Ma non è nell’aria che si formano le visioni più belle, nell’aria ci sono nuvole e miraggi, morgane impalpabili, nell’acqua invece è la materia stessa che si trasforma e illude: l’acqua può tenere prigioniero il cielo e trasformare le stelle in tante isole sottomarine luminose, nell’acqua piovuta sull’asfalto estivo una goccia di benzina disegna fusciacche multicolori degne di un Vizir della ricca e popolosa città di Bagdad.

5 - John Leech, La Sirenetta in visita alla vecchia strega del mare
John Leech, La Sirenetta in visita alla vecchia strega del mare, illustrazione per la prima traduzione inglese (1846)                     della favola di Andersen a cura di Lady Duff-Gordon per la Bentley’s Miscellany, vol. 19.                                                                                          Il tocco disneyano è nella vivissima accolita di animali sottomarini.

 Nell’antica Grecia, a Lebadea in Beozia, vicino all’oracolo di Trofonio c’erano due fonti a cui dovevano bere quelli che si erano recati lì a consultare l’oracolo: la Fonte dell’Oblio (Lete) e la Fonte della Memoria (Mnemosine). Ma anche negli Inferi si trovava una Fonte dell’Oblio, alla quale i morti bevevano per dimenticare la loro vita terrena e le anime che risalivano alla vita bevevano per dimenticare ciò che avevano visto nel mondo sotterraneo. E secondo i romani chi fosse riuscito a bagnarsi nella fonte sgorgata dalla metamorfosi della ninfa Juventa sarebbe ringiovanito all’istante. Sono dunque due fonti d’acqua che custodiscono tutto ciò che l’uomo sa e tutto ciò che vuole dimenticare ed è ancora una fonte d’acqua a offrirci l’eterna giovinezza.

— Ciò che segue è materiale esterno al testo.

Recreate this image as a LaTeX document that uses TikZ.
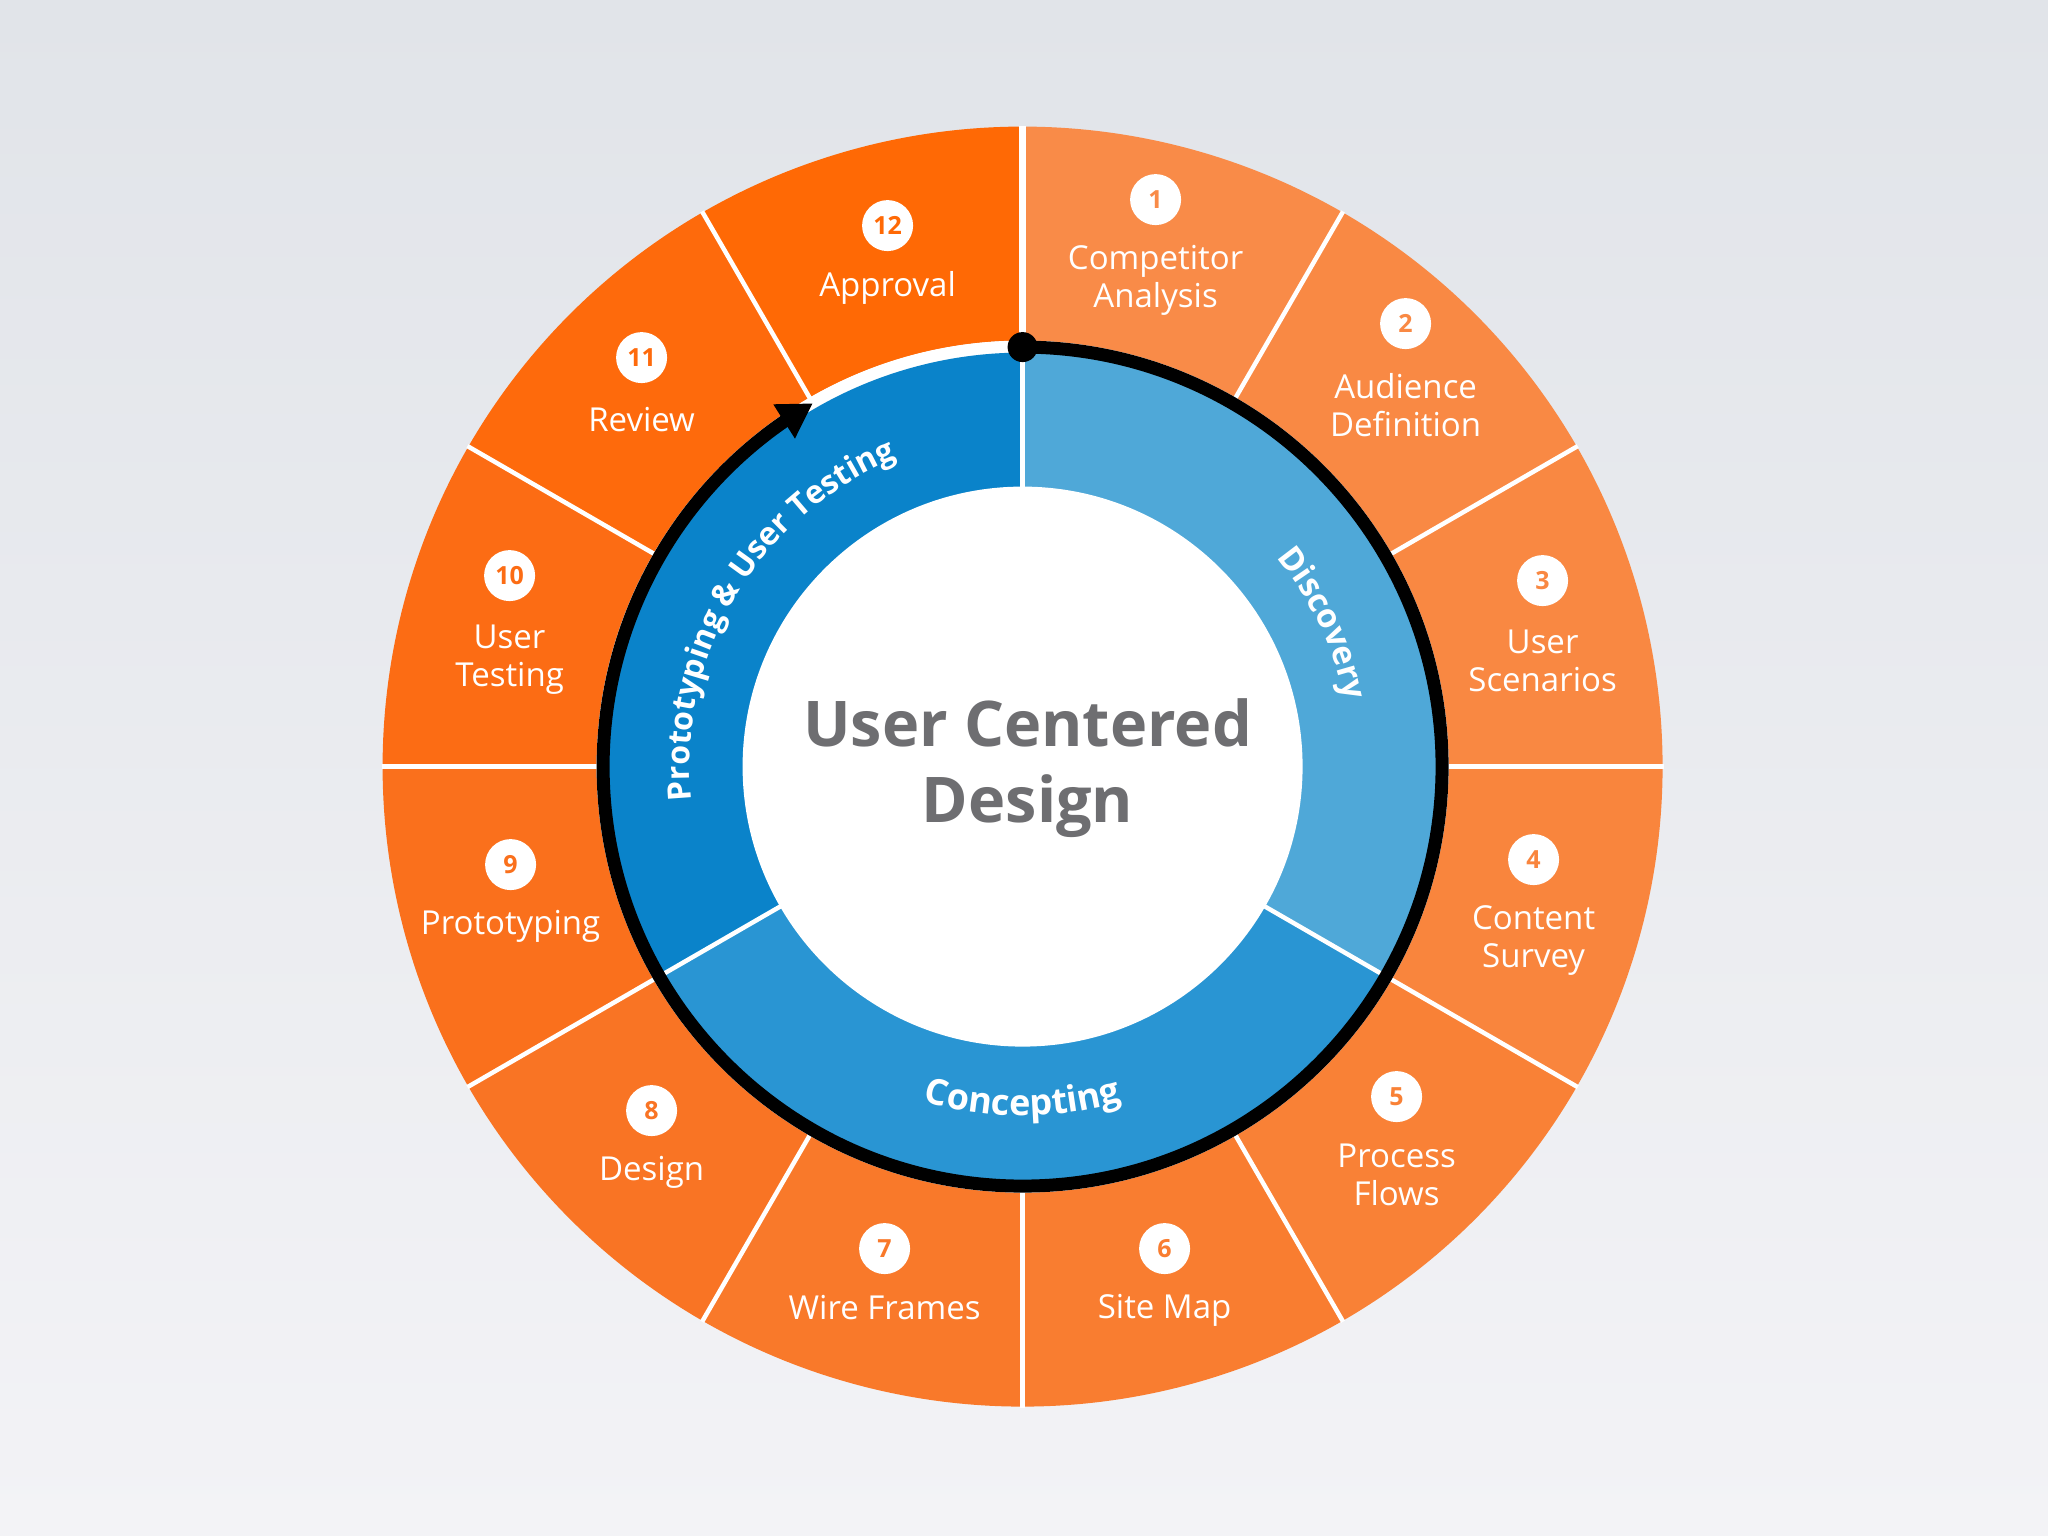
\documentclass[tikz,border=0pt]{standalone}
\usepackage{fontspec}
\setmainfont{Open Sans}
\usetikzlibrary{arrows.meta,decorations.text,bending}
\definecolor{bgtop}{HTML}{E1E4E9}
\definecolor{bgbot}{HTML}{F3F3F6}
\definecolor{or1}{HTML}{F98B48}
\definecolor{or2}{HTML}{F98944}
\definecolor{or3}{HTML}{F98842}
\definecolor{or4}{HTML}{F9853D}
\definecolor{or5}{HTML}{F98136}
\definecolor{or6}{HTML}{F97D30}
\definecolor{or7}{HTML}{F9792A}
\definecolor{or8}{HTML}{F97424}
\definecolor{or9}{HTML}{FA701C}
\definecolor{or10}{HTML}{FC6C14}
\definecolor{or11}{HTML}{FE6A0C}
\definecolor{or12}{HTML}{FF6905}
\definecolor{bDisc}{HTML}{4FA8D8}
\definecolor{bConc}{HTML}{2995D3}
\definecolor{bProt}{HTML}{0A83CA}
\definecolor{titlegray}{HTML}{6E6E71}
\begin{document}
\begin{tikzpicture}[x=1pt,y=1pt,
  lbl/.style={text=white, font=\fontsize{33}{38}\selectfont, align=center, inner sep=0pt},
  numc/.style={circle, fill=white, minimum size=51pt, inner sep=0pt, font=\fontsize{25}{25}\selectfont\bfseries},
  sepline/.style={white, line width=4.5pt},
  ringtext/.style={decorate, decoration={text along path, text align=center, text color=white}},
  titletext/.style={text=titlegray, font=\fontsize{63}{63}\selectfont\bfseries, inner sep=0pt, anchor=base},
]
% background
\fill[top color=bgtop,bottom color=bgbot] (-1022.6,-769.4) rectangle (1025.4,766.6);
\useasboundingbox (-1022.6,-769.4) rectangle (1025.4,766.6);

% orange sectors
\foreach \i/\c in {1/or1,2/or2,3/or3,4/or4,5/or5,6/or6,7/or7,8/or8,9/or9,10/or10,11/or11,12/or12} {
  \pgfmathsetmacro\sa{90-30*(\i-1)}
  \pgfmathsetmacro\sb{\sa-30}
  \fill[\c] (\sa:426) -- (\sa:640) arc[start angle=\sa, end angle=\sb, radius=640]
     -- (\sb:426) arc[start angle=\sb, end angle=\sa, radius=426] -- cycle;
}
% white gap and blue ring
\fill[white] (0,0) circle[radius=426];
\fill[bDisc] (0,0) -- (90:414) arc[start angle=90,end angle=-30,radius=414] -- cycle;
\fill[bConc] (0,0) -- (-30:414) arc[start angle=-30,end angle=-150,radius=414] -- cycle;
\fill[bProt] (0,0) -- (210:414) arc[start angle=210,end angle=90,radius=414] -- cycle;
\fill[white] (0,0) circle[radius=280];

% separators
\foreach \a in {60,30,0,-30,-60,-90,-120,-150,-180,-210,-240} \draw[sepline] (\a:418) -- (\a:641);
\draw[white, line width=7pt] (90:418) -- (90:641);
\foreach \a in {90,-30,210} \draw[sepline] (\a:278) -- (\a:420);

% ring labels
\path[ringtext, decoration={text={|\fontsize{33}{33}\selectfont\bfseries|Discovery}}]
  (50.5:329) arc[start angle=50.5, end angle=0.5, radius=329];
\path[ringtext, decoration={text={|\fontsize{36}{36}\selectfont\bfseries|Concepting}}]
  (235:349) arc[start angle=235, end angle=305, radius=349];
\path[ringtext, decoration={text={|\fontsize{32}{32}\selectfont\bfseries|Prototyping {\&} User Testing}}]
  (205:333) arc[start angle=205, end angle=93, radius=333];

% cycle arrow
\node[circle, fill=black, minimum size=30pt, inner sep=0pt] (startdot) at (90:419.5) {};
\draw[line width=13pt, -{Triangle[length=34pt,width=38pt]}]
  (startdot.center) arc[start angle=90, end angle=-240, radius=419.5] coordinate (arrowend);

% title
\node[titletext] (title1) at (5,19.6) {User Centered};
\node[titletext] (title2) at (5,-56.4) {Design};

% numbered steps
\foreach \i/\c/\nx/\ny/\lx/\ly/\t in {
  1/or1/133/567/133/486/{Competitor\\Analysis},
  2/or2/383/443/383/361/{Audience\\Definition},
  3/or3/520/186/520/106/{User\\Scenarios},
  4/or4/511/-93/511/-174/{Content\\Survey},
  5/or5/374/-330/374/-408/{Process\\Flows},
  6/or6/142/-482/142/-544/{Site Map},
  7/or7/-138/-482/-138/-541/{Wire Frames},
  8/or8/-371/-344/-371/-406/{Design},
  9/or9/-512/-98/-512/-160/{Prototyping},
  10/or10/-513/191/-513/107/{User\\Testing},
  11/or11/-381/409/-381/347/{Review},
  12/or12/-135/541/-135/479/{Approval}} {
  \node[numc, text=\c] (n\i) at (\nx,\ny) {\i};
  \node[lbl] (l\i) at (\lx,\ly) {\t};
}
\end{tikzpicture}
\end{document}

6 - Matelda immerge il poeta nel fiume Lete.
Di nuovo Gustave Doré, questa volta alle prese con il XXXI° canto del Purgatorio di Dante.                                                   Matelda immerge il poeta nel fiume Lete.
7 - Dante Gabriel Rossetti, Mnemosyne
Dante Gabriel Rossetti, Mnemosyne, 1875-1881, Delaware Art Mueum, Wimington, USA.

Quest’acqua che ricorda e dimentica è metaforizzata in una tecnica espressiva, la marmorizzazione, il cui procedimento di base è descritto dal maestro Charles Woolnugh a metà del diciannovesimo secolo nel suo The Art of Marbling. Si uniscono all’acqua, preparata in precedenza mescolandovi sostanze collose, pigmenti a olio insolubili nell’acqua stessa. I colori si possono far piovere o gocciare singolarmente, allungando e dando forma alle macchie con sottili asticelle. Poi si stende sulla superficie del liquido un foglio di carta per il tempo brevissimo che vi si deponga la memoria dei colori, i quali a loro volta avranno dimenticato il loro stato di frammentata insignificanza per riconoscersi nei meravigliosi arabeschi in cui l’acqua li avrà trasformati. Mnemosine e Lete, in una sola fonte.

8 - paper marbling
Di autore sconosciuto un bell’esempio di paper marbling ad uso editoriale, manifattura inglese 1830 circa.

E cercando di fermare l’acqua che ferma non vuole stare, impariamo da Erri de Luca che

sta nella nuvola e nel pozzo,
 nella neve e nella noce di cocco,
 negli occhi e nel fiume,
nell’arcobaleno e nel lago,
 nel ghiaccio e nel vapore della pentola sul fuoco,
 nella bocca.

E sta anche in una piccola fontana a cui si arriva con pazienza sperando di trovarvi un getto d’acqua fresca dopo una lunga passeggiata, come immagina Saint-Exupery:

“Buon giorno”, disse il piccolo principe.“Buon giorno”, disse il mercante.Era un mercante di pillole perfezionate che calmavano la sete. Se ne inghiottiva una alla settimana e non si sentiva piu’ il bisogno di bere.“Perché vendi questa roba?” disse il piccolo principe.“E’ una grossa economia di tempo”, disse il mercante.“Gli esperti hanno fatto dei calcoli. Si risparmiano cinquantatre’ minuti la settimana”.“E che cosa se ne fa di questi cinquantatré minuti?”“Se ne fa quel che si vuole…”“Io”, disse il piccolo principe, “se avessi cinquantatré minuti da spendere, camminerei adagio adagio verso una fontana…” 
 

9 - il piccolo principe
Il Piccolo Principe 2015, nella versione cinematografica del regista Mark Osborne.                                                                        Non una trascrizione del libro di Saint – Exupery, ma un libero adattamento.                                                                                    In ogni caso, lo sguardo del protagonista sembra pronto a ogni miraggio.